#### WHAT IS EXPECTED:
Begin at the first line of the data and copy each line through the one containing "4.75, 2.76, 0.60];", that line included, with no pictures.

#### PROVIDED MATERIAL:

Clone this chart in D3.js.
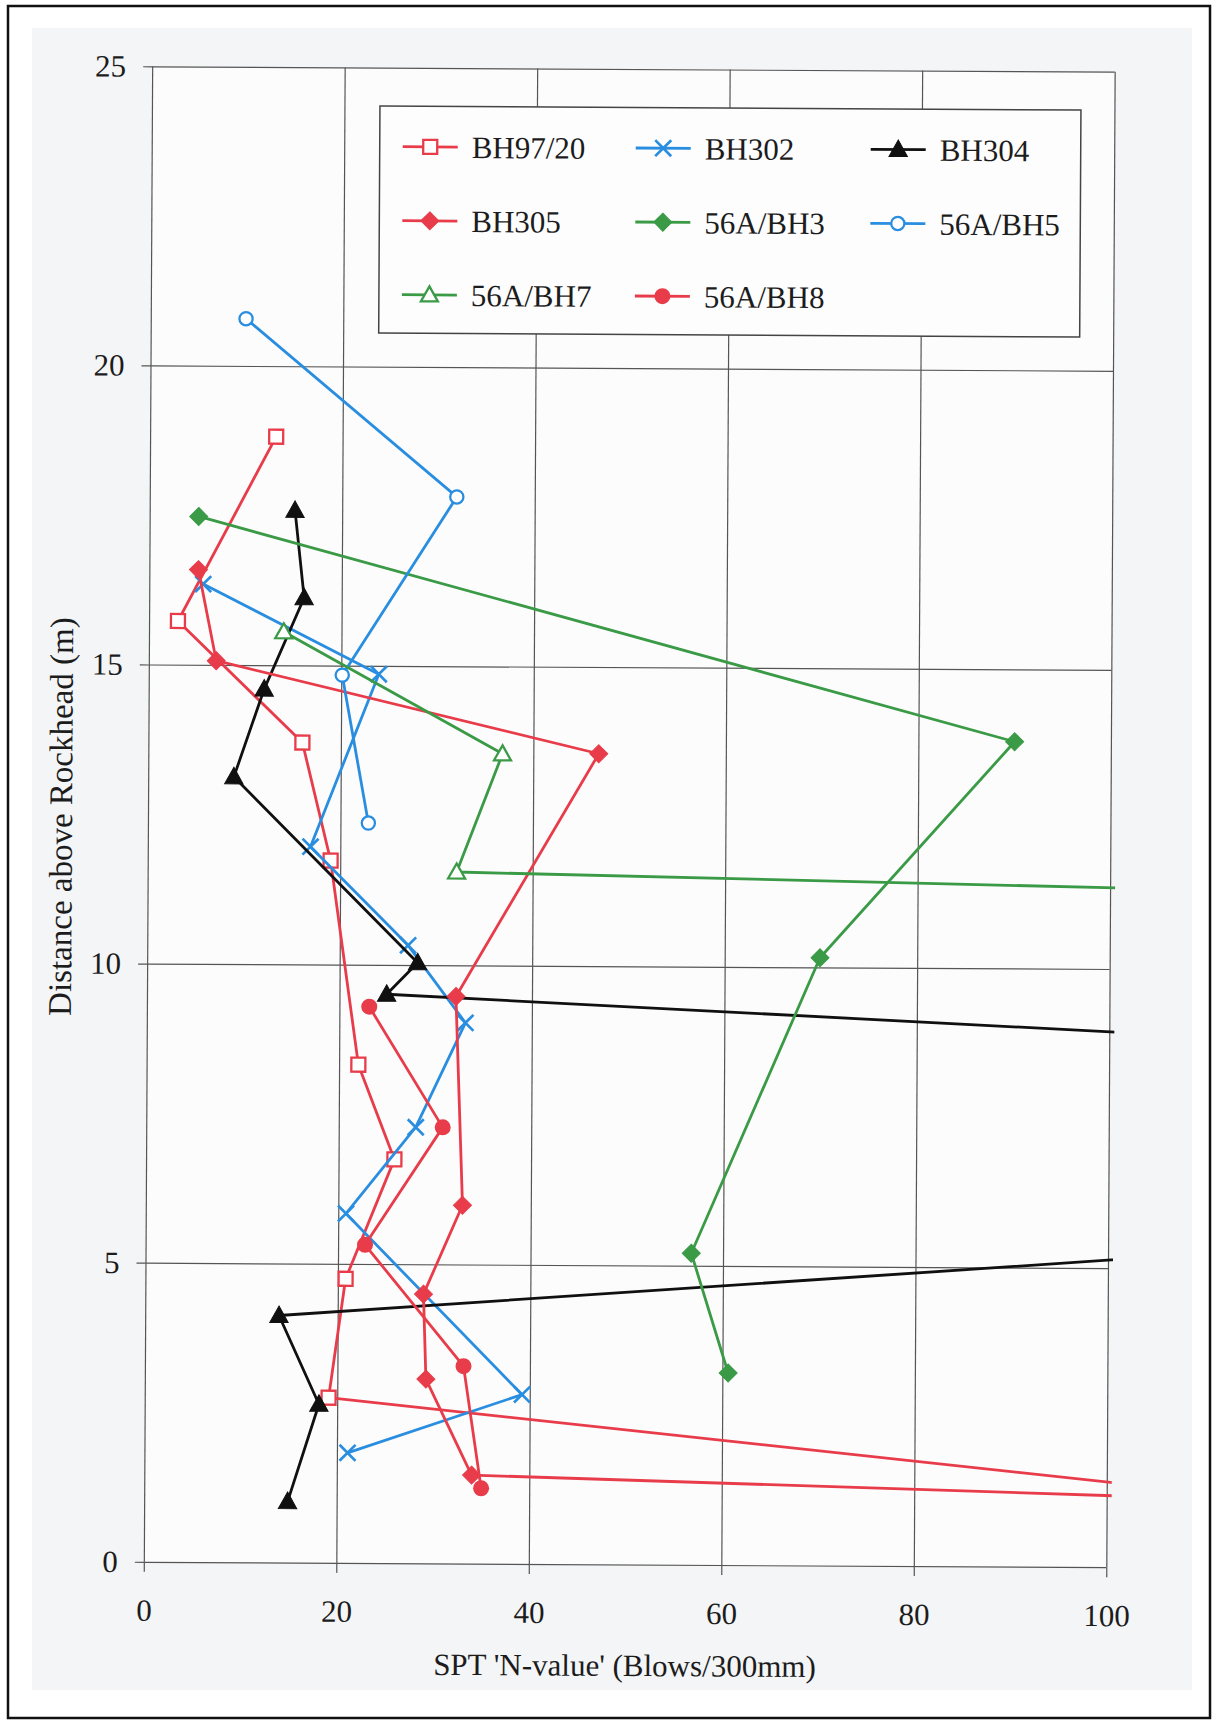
<!DOCTYPE html>
<html><head><meta charset="utf-8">
<script src="https://cdn.jsdelivr.net/npm/d3@7"></script>
<style>
html,body{margin:0;padding:0;background:#fff;}
svg{display:block;}
text{font-family:"Liberation Serif","Times New Roman",serif;fill:#1c1c1c;}
</style></head><body>
<svg id="chart" width="1216" height="1724"></svg>
<script>
// SPT N-values against height above rockhead, one profile per borehole.
// Values above 100 blows lie beyond the axis; their lines run out of the plot.
const seriesNames = ["BH97/20", "BH302", "BH304", "BH305", "56A/BH3", "56A/BH5", "56A/BH7", "56A/BH8"];

const bh9720N = [13.1, 3.0, 16.0, 19.0, 22.0, 25.8, 20.8, 19.1, 150];
const bh9720D = [18.82, 15.73, 13.71, 11.74, 8.33, 6.75, 4.75, 2.76, 0.60];

const bh302N = [5.6, 23.9, 16.9, 27.1, 33.1, 28.0, 20.8, 39.2, 21.1];
const bh302D = [16.35, 14.86, 11.97, 10.33, 9.04, 7.29, 5.84, 2.83, 1.84];

const bh304N = [15.1, 16.1, 12.0, 8.9, 28.1, 24.9, 300, 13.9, 18.1, 14.9];
const bh304D = [17.59, 16.13, 14.60, 13.13, 10.04, 9.51, 7.46, 4.13, 2.65, 1.02];

const bh305N = [5.1, 7.0, 46.8, 32.1, 32.9, 28.9, 29.2, 34.0, 200];
const bh305D = [16.59, 15.07, 13.55, 9.48, 5.99, 4.50, 3.08, 1.48, 0.77];

const bh56a3N = [5.1, 90.0, 69.9, 56.7, 60.6];
const bh56a3D = [17.48, 13.79, 10.16, 5.21, 3.21];

const bh56a5N = [9.9, 31.9, 20.1, 22.9];
const bh56a5D = [20.79, 17.83, 14.84, 12.37];

const bh56a7N = [14.0, 36.8, 32.1, 200];
const bh56a7D = [15.56, 13.54, 11.56, 11.06];

const bh56a8N = [23.1, 30.8, 22.8, 33.1, 35.0];
const bh56a8D = [9.30, 7.29, 5.32, 3.30, 1.26];

const xTicks = [0, 20, 40, 60, 80, 100];
const yTicks = [0, 5, 10, 15, 20, 25];

const xTitle = "SPT 'N-value' (Blows/300mm)";
const yTitle = "Distance above Rockhead (m)";

// ---- styling ----
const RED = "#e83c4a", BLUE = "#2a8ee0", GREEN = "#3a9a46", BLACK = "#101010";
const series = [
  {name: seriesNames[0], n: bh9720N, d: bh9720D, color: RED,   marker: "square"},
  {name: seriesNames[1], n: bh302N,  d: bh302D,  color: BLUE,  marker: "cross"},
  {name: seriesNames[2], n: bh304N,  d: bh304D,  color: BLACK, marker: "triangleFilled"},
  {name: seriesNames[3], n: bh305N,  d: bh305D,  color: RED,   marker: "diamond"},
  {name: seriesNames[4], n: bh56a3N, d: bh56a3D, color: GREEN, marker: "diamond"},
  {name: seriesNames[5], n: bh56a5N, d: bh56a5D, color: BLUE,  marker: "circleOpen"},
  {name: seriesNames[6], n: bh56a7N, d: bh56a7D, color: GREEN, marker: "triangleOpen"},
  {name: seriesNames[7], n: bh56a8N, d: bh56a8D, color: RED,   marker: "circle"}
];

const plot = {left: 148, right: 1110.5, top: 69, bottom: 1564.5};
const x = d3.scaleLinear().domain([0, 100]).range([plot.left, plot.right]);
const y = d3.scaleLinear().domain([0, 25]).range([plot.bottom, plot.top]);

const svg = d3.select("#chart");

// page frame and paper tone
svg.append("rect").attr("x", 0).attr("y", 0).attr("width", 1216).attr("height", 1724).attr("fill", "#fff");
svg.append("rect").attr("x", 32).attr("y", 28).attr("width", 1160).attr("height", 1662).attr("fill", "#f4f5f7");
svg.append("rect").attr("x", 8).attr("y", 6).attr("width", 1202).attr("height", 1712)
  .attr("fill", "none").attr("stroke", "#111").attr("stroke-width", 2.5);

// the whole chart sits very slightly turned on the sheet
const g = svg.append("g").attr("transform", "rotate(0.32 630 815)");

g.append("rect").attr("x", plot.left).attr("y", plot.top)
  .attr("width", plot.right - plot.left).attr("height", plot.bottom - plot.top)
  .attr("fill", "#fcfcfd");

// gridlines
const gridColor = "#555";
const gx = g.append("g").attr("transform", `translate(0,${plot.bottom})`)
  .call(d3.axisBottom(x).tickValues(xTicks).tickSize(-(plot.bottom - plot.top)).tickFormat(""));
const gy = g.append("g").attr("transform", `translate(${plot.left},0)`)
  .call(d3.axisLeft(y).tickValues(yTicks).tickSize(-(plot.right - plot.left)).tickFormat(""));
[gx, gy].forEach(a => {
  a.select(".domain").remove();
  a.selectAll("line").attr("stroke", gridColor).attr("stroke-width", 1.2);
});

// axes with outward tick marks and labels
const ax = g.append("g").attr("transform", `translate(0,${plot.bottom})`)
  .call(d3.axisBottom(x).tickValues(xTicks).tickSizeInner(10).tickSizeOuter(0).tickPadding(27).tickFormat(d3.format("d")));
const ay = g.append("g").attr("transform", `translate(${plot.left},0)`)
  .call(d3.axisLeft(y).tickValues(yTicks).tickSizeInner(9).tickSizeOuter(0).tickPadding(17).tickFormat(d3.format("d")));
[ax, ay].forEach(a => {
  a.select(".domain").remove();
  a.selectAll("line").attr("stroke", gridColor).attr("stroke-width", 1.2);
  a.selectAll("text").attr("font-size", 31).attr("fill", "#1c1c1c");
});

// axis titles
g.append("text").attr("x", (plot.left + plot.right) / 2).attr("y", 1676)
  .attr("text-anchor", "middle").attr("font-size", 31).text(xTitle);
g.append("text").attr("transform", `translate(72,${(plot.top + plot.bottom) / 2 + 3}) rotate(-90)`)
  .attr("text-anchor", "middle").attr("font-size", 33).text(yTitle);

// marker shapes
function drawMarker(sel, type, color) {
  if (type === "square") {
    sel.append("rect").attr("x", -7).attr("y", -7).attr("width", 14).attr("height", 14)
      .attr("fill", "#fff").attr("stroke", color).attr("stroke-width", 2.3);
  } else if (type === "cross") {
    sel.append("path").attr("d", "M-8,-8L8,8M-8,8L8,-8")
      .attr("fill", "none").attr("stroke", color).attr("stroke-width", 2.7);
  } else if (type === "triangleFilled") {
    sel.append("path").attr("d", "M0,-9.5L9.2,7L-9.2,7Z").attr("fill", color).attr("stroke", color).attr("stroke-width", 1);
  } else if (type === "triangleOpen") {
    sel.append("path").attr("d", "M0,-8.5L8.5,6.5L-8.5,6.5Z").attr("fill", "#fff").attr("stroke", color).attr("stroke-width", 2.3);
  } else if (type === "diamond") {
    sel.append("path").attr("d", "M0,-9L9,0L0,9L-9,0Z").attr("fill", color).attr("stroke", color).attr("stroke-width", 1);
  } else if (type === "circle") {
    sel.append("circle").attr("r", 8).attr("fill", color);
  } else if (type === "circleOpen") {
    sel.append("circle").attr("r", 6.6).attr("fill", "#fff").attr("stroke", color).attr("stroke-width", 2.3);
  }
}

// data layer, clipped to the plot so off-scale values exit at the right edge
g.append("clipPath").attr("id", "plotClip").append("rect")
  .attr("x", plot.left - 12).attr("y", plot.top - 12)
  .attr("width", plot.right - plot.left + 20).attr("height", plot.bottom - plot.top + 24);
g.append("clipPath").attr("id", "lineClip").append("rect")
  .attr("x", plot.left - 12).attr("y", plot.top - 12)
  .attr("width", plot.right - plot.left + 17).attr("height", plot.bottom - plot.top + 24);

const data = g.append("g");
const line = d3.line().x(p => x(p[0])).y(p => y(p[1]));

series.forEach(s => {
  const pts = s.n.map((v, i) => [v, s.d[i]]);
  const sg = data.append("g");
  sg.append("path").attr("d", line(pts)).attr("clip-path", "url(#lineClip)")
    .attr("fill", "none").attr("stroke", s.color).attr("stroke-width", 2.8).attr("stroke-linejoin", "round");
  const mg = sg.append("g").attr("clip-path", "url(#plotClip)");
  pts.filter(p => p[0] <= 100).forEach(p => {
    drawMarker(mg.append("g").attr("transform", `translate(${x(p[0])},${y(p[1])})`), s.marker, s.color);
  });
});

// legend
const legend = g.append("g");
legend.append("rect").attr("x", 376).attr("y", 107.5).attr("width", 701).attr("height", 227)
  .attr("fill", "#fdfdfe").attr("stroke", "#444").attr("stroke-width", 1.5);
const colX = [399, 632, 867];
const rowY = [148, 222, 296];
series.forEach((s, i) => {
  const cx = colX[i % 3], cy = rowY[Math.floor(i / 3)];
  const item = legend.append("g");
  item.append("line").attr("x1", cx).attr("x2", cx + 55).attr("y1", cy).attr("y2", cy)
    .attr("stroke", s.color).attr("stroke-width", 2.8);
  drawMarker(item.append("g").attr("transform", `translate(${cx + 27.5},${cy})`), s.marker, s.color);
  item.append("text").attr("x", cx + 69).attr("y", cy + 11).attr("font-size", 31).text(s.name);
});
</script>
</body></html>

#### OUTPUT OF THE EXERCISE:
Clone this chart in D3.js.
<!DOCTYPE html>
<html><head><meta charset="utf-8">
<script src="https://cdn.jsdelivr.net/npm/d3@7"></script>
<style>
html,body{margin:0;padding:0;background:#fff;}
svg{display:block;}
text{font-family:"Liberation Serif","Times New Roman",serif;fill:#1c1c1c;}
</style></head><body>
<svg id="chart" width="1216" height="1724"></svg>
<script>
// SPT N-values against height above rockhead, one profile per borehole.
// Values above 100 blows lie beyond the axis; their lines run out of the plot.
const seriesNames = ["BH97/20", "BH302", "BH304", "BH305", "56A/BH3", "56A/BH5", "56A/BH7", "56A/BH8"];

const bh9720N = [13.1, 3.0, 16.0, 19.0, 22.0, 25.8, 20.8, 19.1, 150];
const bh9720D = [18.82, 15.73, 13.71, 11.74, 8.33, 6.75, 4.75, 2.76, 0.60];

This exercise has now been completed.